Here’s how each part works:

• \(r\) represents the radius from the axis (in this case, the \(z\)-axis) to the point in question. It is akin to the distance from the origin in a 2D plane, but extended into three dimensions.
• \(\theta\) is the angle around the \(z\)-axis, measured in radians. It’s similar to the angular component in polar coordinates.
• \(z\) remains the same as in Cartesian coordinates, representing the height above the \(xy\)-plane.

To translate cylindrical coordinates to Cartesian coordinates, use the following formulas:
\(x = r\cos(\theta)\), \(y = r\sin(\theta)\), and \(z = z\).
Cylindrical coordinates simplify equations involving rotations or revolution around an axis.

A parabola is a symmetric, U-shaped curve that can open up, down, left, or right, depending on its equation and orientation. In the provided exercise, the parabola is described by the equation \( z = 2x^2 \).

In this configuration:

• The parabola opens upwards along the \(z\)-axis, as indicated by the \(2x^2\) term.
• The coefficient \(2\) impacts the width of the parabola, making it narrower than if it were simply \(x^2\).
• The vertex, or the lowest point of the parabola in the \(xz\)-plane, is located at the origin \((0, 0)\).

Parabolas are frequently encountered in physics, engineering, and design because of their property that each point is equidistant from a point (the focus) and a line (the directrix). Understanding parabolas is crucial for interpreting the equation of surfaces when they are rotated around an axis.

Z-axis rotation is the process of rotating a shape or curve around the \(z\)-axis. This concept is integral to forming three-dimensional surfaces from two-dimensional curves. In this context, a 2D parabola \(z = 2x^2\) is rotated to become a 3D surface.

Here's what happens during this transformation:

• Each point on the original 2D parabola sweeps out a circle around the \(z\)-axis, creating a circular path.
• The radius of each circle corresponds to the absolute value of \(x\), represented in cylindrical coordinates as \(r\).
• This cylindrical method results in a smooth surface that has rotational symmetry around the \(z\)-axis.

Such rotations are pivotal in engineering and physics when developing models of objects that have radial symmetry, such as bottles or bells. Understanding how a simple rotation can transform a planar curve helps in visualizing and creating complex designs.

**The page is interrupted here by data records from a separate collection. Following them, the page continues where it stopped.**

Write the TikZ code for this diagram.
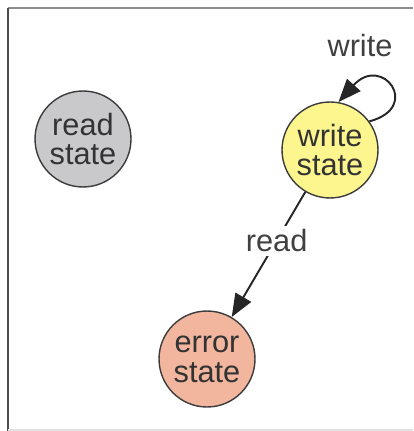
\documentclass[tikz,border=0pt]{standalone}
\usepackage{fontspec}
\setmainfont{Liberation Sans}
\usetikzlibrary{arrows.meta}
\usepackage{xcolor}

\definecolor{readfill}{HTML}{C9C9CB}
\definecolor{writefill}{HTML}{FDF58E}
\definecolor{errorfill}{HTML}{F2B59E}
\definecolor{rim}{HTML}{3C3C3C}

\tikzset{
  state/.style={circle, draw=rim, line width=0.8pt, minimum size=1.92cm,
    inner sep=0pt, align=center, text=black!80,
    font=\fontsize{17.5}{17}\selectfont},
  trans/.style={line width=1.1pt, draw=black!85,
    -{Triangle[length=0.46cm,width=0.36cm]}},
  lbl/.style={text=black!75, font=\fontsize{17.5}{17}\selectfont}
}

\begin{document}
\begin{tikzpicture}[x=0.02cm,y=-0.02cm]
  \useasboundingbox (0,0) rectangle (413,431);
  % Frame round the picture
  \draw[black!45, line width=1.6pt] (8,8) -- (413,8);
  \draw[black!70, line width=1.1pt] (8,8) -- (8,431);
  \draw[black!12, line width=0.8pt] (8,430) -- (413,430);

  % The three states
  \node[state, fill=readfill] (read) at (83,139) {read\\state};
  \node[state, fill=writefill] (write) at (330,150) {write\\state};
  \node[state, fill=errorfill] (error) at (207,359) {error\\state};

  % Self loop on the write state (y runs downwards, so angles are negative)
  \draw[trans] (write.36) .. controls +(-15:55) and +(-48:65) .. (write.80);
  \node[lbl] (writelbl) at (360,46) {write};

  % From write to error
  \draw[trans] (write) -- (error)
    node[lbl, pos=0.39, fill=white, inner sep=2pt] (readlbl) {read};
\end{tikzpicture}
\end{document}
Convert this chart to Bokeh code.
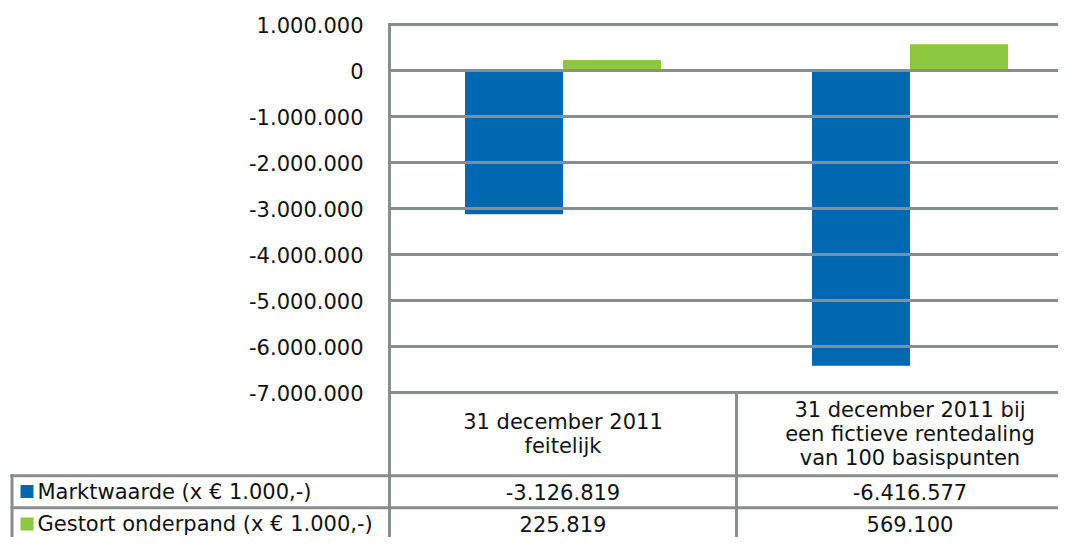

Deriving the equation of a surface after revolution involves substituting variables to reflect the symmetry of cylindrical coordinates. Here, we start with a parabola \(z = 2x^2\) and desire to express it as a surface using cylindrical components.

The transformation follows these steps:

• Recognize that as \(x\) points circle around the \(z\)-axis, \(r = |x|\). Therefore, \(x^2 = r^2\) when expressed in terms of \(r\).
• Substitute \(x^2\) with \(r^2\) in the parabola's equation: \(z = 2r^2\).
• Consequently, \(z = 2r^2\) becomes the equation of the surface, representing the parabola’s revolution in cylindrical coordinates.

Understanding the equation of the surface allows one to analyze characteristics including curvature, area, and volume. It's a fundamental skill for modeling physical objects and systems in various scientific and engineering disciplines.